Nick Marable

Personal information
- Born: May 7, 1987 (age 39) Memphis, Tennessee, U.S.
- Home town: Collierville, Tennessee, U.S

Medal record
Men's freestyle wrestling
Representing the United States
World Cup
| Silver medal – second place | 2014 Los Angeles | Team |
| Silver medal – second place | 2015 Los Angeles | Team |
Pan American Championships
| Gold medal – first place | 2011 Rionegro | 74 kg |
| Bronze medal – third place | 2013 Panama City | 74 kg |
Yaşar Doğu Tournament
| Gold medal – first place | 2014 Istanbul | 74 kg |
Dan Kolov & Nikola Petrov Tournament
| Gold medal – first place | 2013 Plovdiv | 74 kg |
Golden Grand Prix
| Gold medal – first place | 2014 Paris | 74 kg |
US Open Championships
| Gold medal – first place | 2014 Las Vegas | 70 kg |
| Gold medal – first place | 2015 Las Vegas | 70 kg |
| Bronze medal – third place | 2013 Las Vegas | 74 kg |
Men's collegiate wrestling
Representing the Missouri Tigers
NCAA Division I Championships
| Bronze medal – third place | 2008 St. Louis | 165 lb |
Big 12 Championships
| Gold medal – first place | 2008 Stillwater | 165 lb |
| Gold medal – first place | 2009 Lincoln | 165 lb |
| Gold medal – first place | 2010 Norman | 165 lb |

= Nick Marable =

American wrestler (born 1987)

Nick Marable (born May 7, 1987) of Collierville, Tennessee, is an American former freestyle wrestler for Sunkist Kids Wrestling Club. He represented the United States at the 2014 World Wrestling Championships. Marable later served as the assistant wrestling coach for West Virginia University.

==High school==
Marable attended Christian Brothers High School in Memphis, Tennessee.
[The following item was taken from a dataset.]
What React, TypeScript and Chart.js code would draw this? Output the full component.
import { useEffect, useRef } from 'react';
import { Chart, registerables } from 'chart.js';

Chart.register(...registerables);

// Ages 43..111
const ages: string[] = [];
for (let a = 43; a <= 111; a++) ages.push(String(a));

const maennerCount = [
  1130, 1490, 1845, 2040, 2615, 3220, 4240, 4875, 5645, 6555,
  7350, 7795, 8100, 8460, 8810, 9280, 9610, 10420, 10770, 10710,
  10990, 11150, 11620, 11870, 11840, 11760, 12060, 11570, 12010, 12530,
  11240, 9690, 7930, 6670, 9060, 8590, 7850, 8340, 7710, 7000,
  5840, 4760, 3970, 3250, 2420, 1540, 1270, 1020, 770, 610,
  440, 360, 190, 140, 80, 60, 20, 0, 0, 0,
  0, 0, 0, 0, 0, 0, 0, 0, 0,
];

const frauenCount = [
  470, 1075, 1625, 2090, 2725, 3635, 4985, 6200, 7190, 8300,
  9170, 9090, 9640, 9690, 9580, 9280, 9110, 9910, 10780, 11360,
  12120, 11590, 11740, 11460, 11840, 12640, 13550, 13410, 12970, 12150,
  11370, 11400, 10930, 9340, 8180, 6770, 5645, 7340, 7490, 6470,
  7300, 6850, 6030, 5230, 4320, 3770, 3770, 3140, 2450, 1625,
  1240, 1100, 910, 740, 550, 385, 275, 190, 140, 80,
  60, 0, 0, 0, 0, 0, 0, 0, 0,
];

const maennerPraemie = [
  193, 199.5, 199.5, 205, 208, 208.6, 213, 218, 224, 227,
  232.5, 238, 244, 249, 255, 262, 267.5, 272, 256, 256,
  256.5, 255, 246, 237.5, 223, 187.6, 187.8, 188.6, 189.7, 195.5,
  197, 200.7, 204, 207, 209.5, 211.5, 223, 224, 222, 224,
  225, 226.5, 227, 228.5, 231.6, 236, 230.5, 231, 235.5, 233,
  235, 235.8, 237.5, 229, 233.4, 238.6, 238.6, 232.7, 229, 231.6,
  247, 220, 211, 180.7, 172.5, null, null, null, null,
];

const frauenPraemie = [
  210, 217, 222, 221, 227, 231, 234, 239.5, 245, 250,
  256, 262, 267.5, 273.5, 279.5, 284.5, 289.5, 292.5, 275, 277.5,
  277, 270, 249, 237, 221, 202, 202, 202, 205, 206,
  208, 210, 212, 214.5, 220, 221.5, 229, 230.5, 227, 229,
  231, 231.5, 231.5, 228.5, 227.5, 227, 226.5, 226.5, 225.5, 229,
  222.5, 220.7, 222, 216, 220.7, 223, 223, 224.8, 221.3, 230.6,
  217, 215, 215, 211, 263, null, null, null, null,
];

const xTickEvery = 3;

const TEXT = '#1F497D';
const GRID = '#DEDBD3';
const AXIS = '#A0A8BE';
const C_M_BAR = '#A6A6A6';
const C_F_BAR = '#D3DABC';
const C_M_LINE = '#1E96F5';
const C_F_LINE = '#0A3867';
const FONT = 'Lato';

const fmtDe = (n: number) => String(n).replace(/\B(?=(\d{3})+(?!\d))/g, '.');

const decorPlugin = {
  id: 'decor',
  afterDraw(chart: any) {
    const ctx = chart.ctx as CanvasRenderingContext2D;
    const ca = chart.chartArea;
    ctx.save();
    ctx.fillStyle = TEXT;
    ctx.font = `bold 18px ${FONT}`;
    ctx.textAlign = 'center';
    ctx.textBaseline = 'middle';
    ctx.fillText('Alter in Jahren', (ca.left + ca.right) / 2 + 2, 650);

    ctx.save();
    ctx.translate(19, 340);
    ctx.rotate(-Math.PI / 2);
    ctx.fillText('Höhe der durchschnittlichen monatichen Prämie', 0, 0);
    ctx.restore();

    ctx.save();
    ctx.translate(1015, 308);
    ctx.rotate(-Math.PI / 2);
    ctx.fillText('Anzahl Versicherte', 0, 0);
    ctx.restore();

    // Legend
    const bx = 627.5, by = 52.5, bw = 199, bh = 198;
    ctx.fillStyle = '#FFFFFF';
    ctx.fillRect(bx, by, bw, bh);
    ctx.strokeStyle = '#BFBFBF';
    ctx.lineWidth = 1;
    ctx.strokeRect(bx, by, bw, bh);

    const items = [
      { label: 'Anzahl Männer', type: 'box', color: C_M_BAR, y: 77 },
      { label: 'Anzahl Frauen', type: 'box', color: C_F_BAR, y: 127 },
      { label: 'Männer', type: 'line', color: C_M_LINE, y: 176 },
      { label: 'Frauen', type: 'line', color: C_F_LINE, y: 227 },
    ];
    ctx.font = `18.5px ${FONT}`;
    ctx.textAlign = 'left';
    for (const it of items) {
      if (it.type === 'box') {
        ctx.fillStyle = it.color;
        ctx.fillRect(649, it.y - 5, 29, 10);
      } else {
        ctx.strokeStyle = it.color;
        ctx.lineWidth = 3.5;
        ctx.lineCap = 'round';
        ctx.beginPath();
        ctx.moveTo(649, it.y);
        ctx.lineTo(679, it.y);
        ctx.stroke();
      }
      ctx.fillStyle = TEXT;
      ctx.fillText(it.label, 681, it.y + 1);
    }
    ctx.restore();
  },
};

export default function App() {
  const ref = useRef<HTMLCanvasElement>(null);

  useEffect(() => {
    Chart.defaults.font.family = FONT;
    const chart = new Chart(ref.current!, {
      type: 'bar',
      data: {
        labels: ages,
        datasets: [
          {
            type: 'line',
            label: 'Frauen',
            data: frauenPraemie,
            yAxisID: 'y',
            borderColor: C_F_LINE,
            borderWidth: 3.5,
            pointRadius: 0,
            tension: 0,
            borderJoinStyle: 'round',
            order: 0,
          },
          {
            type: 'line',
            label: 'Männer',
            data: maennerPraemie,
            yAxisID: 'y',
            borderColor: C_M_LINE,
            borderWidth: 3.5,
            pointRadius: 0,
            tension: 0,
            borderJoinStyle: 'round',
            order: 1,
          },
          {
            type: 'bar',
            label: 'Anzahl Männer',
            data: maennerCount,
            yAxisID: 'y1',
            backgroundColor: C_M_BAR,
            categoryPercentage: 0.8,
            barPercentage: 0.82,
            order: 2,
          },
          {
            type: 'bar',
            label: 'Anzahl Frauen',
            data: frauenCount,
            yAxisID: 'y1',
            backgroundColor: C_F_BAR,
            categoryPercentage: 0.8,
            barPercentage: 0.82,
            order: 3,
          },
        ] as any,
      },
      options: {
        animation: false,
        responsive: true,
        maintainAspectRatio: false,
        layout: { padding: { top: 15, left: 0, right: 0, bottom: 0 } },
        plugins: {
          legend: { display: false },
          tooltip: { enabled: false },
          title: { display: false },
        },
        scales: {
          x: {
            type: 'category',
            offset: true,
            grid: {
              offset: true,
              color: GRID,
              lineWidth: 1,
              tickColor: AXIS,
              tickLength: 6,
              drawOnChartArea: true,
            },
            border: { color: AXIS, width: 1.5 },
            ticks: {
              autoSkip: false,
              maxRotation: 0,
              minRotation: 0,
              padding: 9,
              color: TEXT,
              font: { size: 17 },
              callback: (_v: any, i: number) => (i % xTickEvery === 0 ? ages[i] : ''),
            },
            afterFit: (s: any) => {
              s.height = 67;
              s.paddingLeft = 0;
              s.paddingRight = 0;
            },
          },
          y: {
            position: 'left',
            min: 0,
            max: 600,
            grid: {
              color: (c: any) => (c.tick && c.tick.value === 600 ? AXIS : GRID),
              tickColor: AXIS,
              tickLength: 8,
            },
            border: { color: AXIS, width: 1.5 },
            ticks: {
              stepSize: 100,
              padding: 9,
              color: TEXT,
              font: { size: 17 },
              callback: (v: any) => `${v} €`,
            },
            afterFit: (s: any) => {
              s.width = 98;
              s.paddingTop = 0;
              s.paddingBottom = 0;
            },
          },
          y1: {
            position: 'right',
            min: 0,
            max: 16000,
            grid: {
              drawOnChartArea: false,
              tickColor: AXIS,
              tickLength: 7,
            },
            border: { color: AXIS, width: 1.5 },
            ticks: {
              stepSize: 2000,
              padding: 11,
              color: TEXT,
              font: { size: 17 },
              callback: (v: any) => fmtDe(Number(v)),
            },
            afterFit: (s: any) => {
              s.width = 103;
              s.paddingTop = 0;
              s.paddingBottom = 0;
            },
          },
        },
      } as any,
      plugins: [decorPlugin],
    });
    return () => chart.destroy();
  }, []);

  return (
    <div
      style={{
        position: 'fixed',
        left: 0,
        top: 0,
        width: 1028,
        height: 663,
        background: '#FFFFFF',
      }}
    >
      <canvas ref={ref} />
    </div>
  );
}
Marable was a three-time state finalist and two-time state champion at the Tennessee state tournament, winning state titles in 2004 and 2005, and finishing runner-up in 2003. He also won the 2003 U.S. Cadet Freestyle National Championship at 145-pounds.

==College==
At the University of Missouri in Columbia, Missouri, Marable was a three-time NCAA qualifier and two-time NCAA All-American, finishing third in 2008 and seventh in 2009. Marable finished his college career with 116 wins, which was the eighth-most in Missouri history at the time of his graduation.

==Senior level==
Marable would have continued wrestling success at the international level upon graduating college in 2010. His notable tournament wins include the 2011 Pan American Championships, 2013 NYAC International, 2014 Yasar Dogu, 2014 Grand Prix of Paris, and the 2015 Dave Schultz Memorial.
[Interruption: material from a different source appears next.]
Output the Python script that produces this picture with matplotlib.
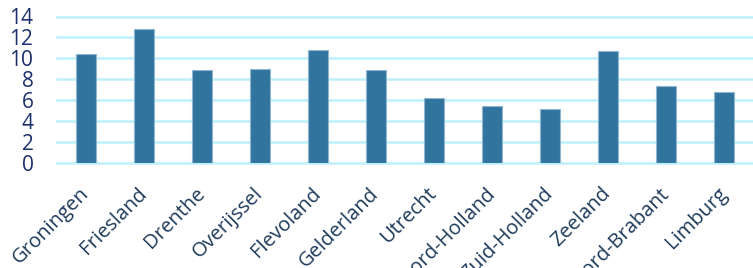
import matplotlib
matplotlib.use("Agg")
import matplotlib.pyplot as plt

provinces = ["Groningen", "Friesland", "Drenthe", "Overijssel", "Flevoland", "Gelderland",
             "Utrecht", "Noord-Holland", "Zuid-Holland", "Zeeland", "Noord-Brabant", "Limburg"]
values = [10.4, 12.8, 8.9, 9.0, 10.8, 8.9, 6.2, 5.4, 5.2, 10.7, 7.4, 6.8]
yticks = [0, 2, 4, 6, 8, 10, 12, 14]

plt.rcParams['font.family'] = ['Open Sans', 'DejaVu Sans']

fig = plt.figure(figsize=(7.53, 2.68), dpi=100)
ax = fig.add_axes([57/753, 1-163/268, 1-57/753, (163-16.5)/268])

x = range(len(provinces))
ax.bar(x, values, width=0.33, color="#31759f", edgecolor="#8fb5cf", linewidth=0.8, zorder=3)
ax.set_xlim(-0.5, len(provinces)-0.5)
ax.set_ylim(0, 14)
ax.set_yticks(yticks)
ax.set_yticklabels([str(v) for v in yticks], fontsize=15, color="#1b2f6b")
ax.set_xticks(list(x))
ax.set_xticklabels(provinces, rotation=45, ha="right", va="center", rotation_mode="anchor",
                   fontsize=14.5, color="#1d3a5a")
ax.tick_params(axis="y", length=0, pad=17)
ax.tick_params(axis="x", length=0, pad=20)
ax.grid(axis="y", color="#bdf0fc", linewidth=1.8, zorder=0)
for gl in ax.get_ygridlines():
    gl.set_clip_on(False)
for s in ax.spines.values():
    s.set_visible(False)

fig.savefig("out.png", dpi=100)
At the 2014 Yasar Dogu Tournament, in the quarter-finals, Marable beat Jordan Burroughs 4–4 on criteria. This marked the first loss of Jordan Burroughs' career at the senior level and broke Burroughs' unbroken win streak since 2011.

Marable would represent the United States at the 2014 World Wrestling Championships, finishing 2-1 and in 8th place in the 70 kg weight class after losing to two-time bronze medalist Ali Shabanau.